Dans le langage religieux, ce monde a parfois été présenté comme un temps d’épreuve justifié pour obtenir après la mort le Paradis. Nous avons appris que l’homme arrivait sur cette terre marqué du péché originel, qu’il fallait se reconnaître pécheurs, faire des prières et des pénitences pour nous libérer du mal et éviter l’enfer, et finalement mourir en espérant trouver enfin le bonheur…


Tout cela contribue à tuer nos énergies créatrices. A moins que ça ne conduise certains à faire n’importe quoi (« perdus pour perdus, autant en profiter, et chacun pour soi ! ») ou à se perdre par les addictions dans des bonheurs irréels et destructeurs ou dans des paradis ressemblant à des camps retranchés.

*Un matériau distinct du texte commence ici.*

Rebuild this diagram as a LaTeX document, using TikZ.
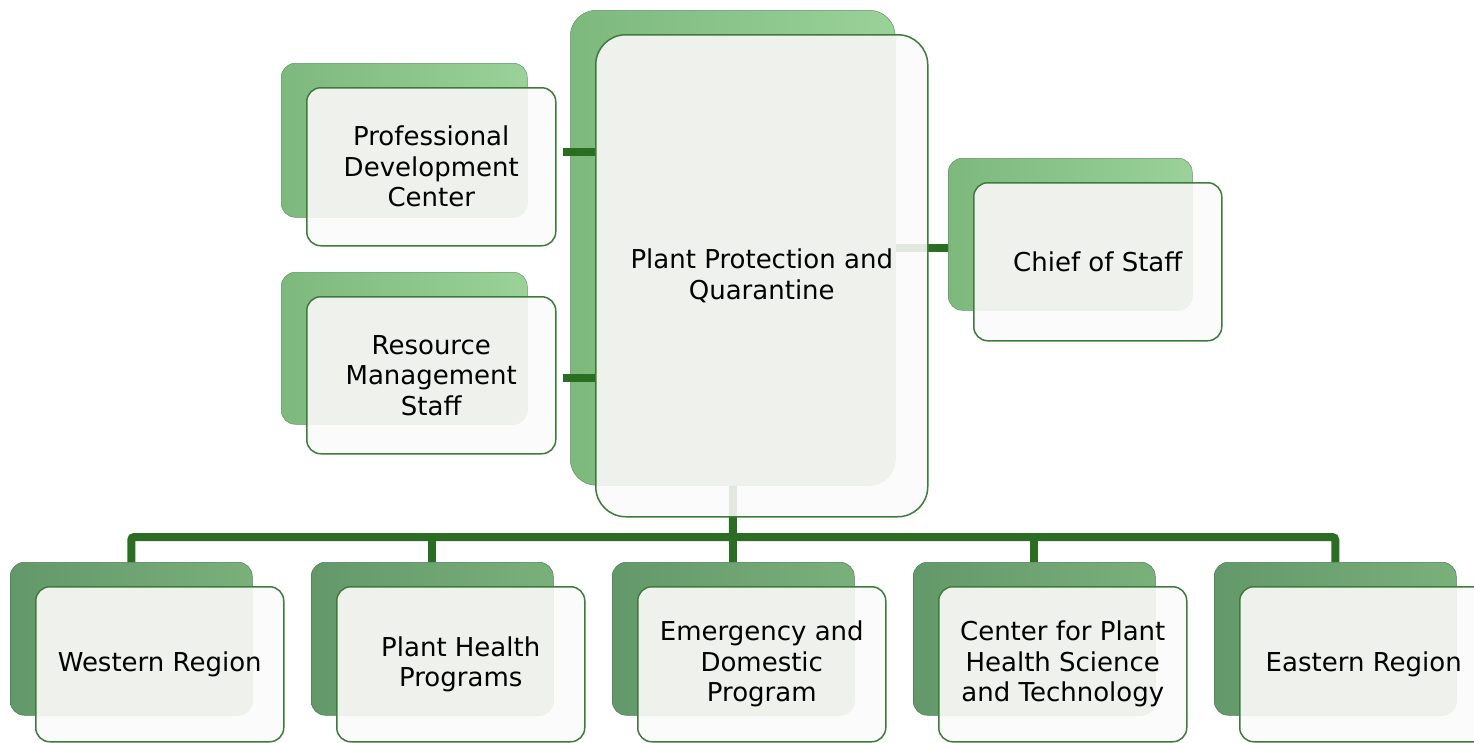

« Il était une fois des paradis… » Comment encore y croire ?


N’y a-t-il que deux extrêmes : un paradis impossible et un enfer du quotidien ?

Comment sortir de ces constats débilitants ?


Et celles et ceux qui vivent leur vie avec enthousiasme, bienveillance et sérénité,

où trouvent-ils leurs raisons de vivre ?


Je ne prétends pas faire une réponse exhaustive à toutes ces questions,

mais seulement ouvrir quelques pistes


MANICHÉISME


La culture occidentale est marquée d’un regard manichéiste sur le monde et sur la vie. Le manichéisme est une religion et une philosophie fondée au 3ème siècle par Mani, un théologien de Perse (aujourd’hui l’Iran) : pour lui, le monde est séparé en deux parties qui se combattent : le monde de la Lumière et le monde des Ténèbres.


La foi catholique a souvent été marquée par ce manichéisme qui sépare le bien et le mal, le ciel et l’enfer, les bons et les méchants… Dans ce contexte :

  • le paradis était perçu comme le lieu merveilleux, et la sortie du paradis ressemblait à une descente aux enfers.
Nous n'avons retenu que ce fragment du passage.